Le monde s'est dédoublé, EP étrange et enchanteur de l'autrice-compositrice.
 
"Ses yeux s’embuèrent et les miens, immédiatement, répondirent à l’appel. Les larmes tombaient de ses paupières et dévalaient mon visage en écho."
 
    Car il y a, à n'en pas douter, du conte dans Mise à feu : "il était une fois un frère et une sœur contraints d'aller vivre chez leur oncle pendant la mystérieuse absence de leur mère, mais leur oncle, ogre vorace, décide de ne pas les laisser en paix". A la fois enfants, adolescents et, déjà, trop adultes, Nine et Gaspard nous font osciller entre un monde gouverné par la pensée magique et un autre, plus violent, parfaitement ancré dans la réalité. L'autrice nous fait passer de l'un à l'autre avec une fluidité aussi surprenante que le résultat convainc, malgré son étrangeté.
 

"— C’est quoi, les amants ?
 — C’est des grandes personnes qui se collent l’une contre l’autre quand elles sont ensemble, c’est plus fort qu’elles. Elles peuvent se décoller seulement avec une contre-pression intense.
 — Ah …
 — C’est comme les aimants. Ceux qu’il y a sur le frigo. C’est le même mot prononcé différemment."

    Fille de la célèbre psychanalyste et philosophe Anne Dufourmantelle, Clara Ysé distille en arrière plan de sa fable noire quelque chose de profondément psychanalytique : la quête de ces enfants qui ne sont pas tout à fait des enfants, motivée par les lettres qui leur parviennent de leur mère, est-elle réelle ? Ou seraient-ils en train de se raconter des histoires, se bercer d'illusions, pour ne pas faire face à l'impensable ? Habité de musiques et de symboles, Mise à feu pique et intrigue également lorsque l'autrice, qui ne craint pas la crudité, suggère l'incestuel ou raconte le rapprochement des corps.


"Il voudrait prendre les coups pour ceux qu’il aime mais la violence s’abat parfois sans qu’on la voie venir.

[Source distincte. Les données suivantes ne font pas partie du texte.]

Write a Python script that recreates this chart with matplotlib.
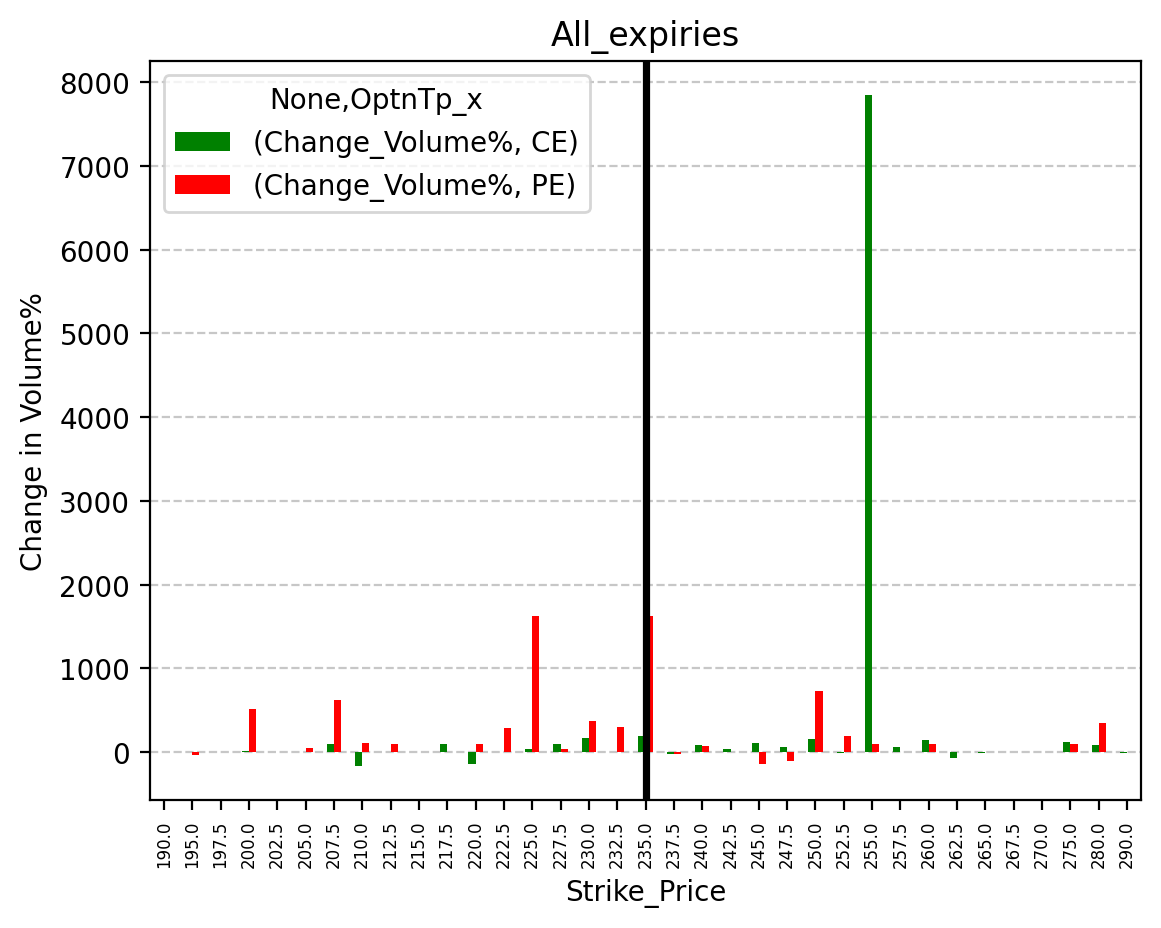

Elle est là, comme ces rapaces à l’arrêt au-dessus de leur proie. (…) Ça le ronge, cette sauvagerie du hasard, ou du destin, selon le nom qu’on donne aux oiseaux de proie."

En bref : Quelque chose des Innocents de Bertolucci raconté par Andersen, Mise à feu est un texte qui oscille entre féérie et cruauté, entre beauté et mélancolie, entre rage et poésie. Clara Ysé signe un premier roman enfiévré et incandescent qui porte le lecteur par son étrangeté électrique. Aussi musical que littéraire, ce récit a la forme d'une fuite, dans tous les sens du terme.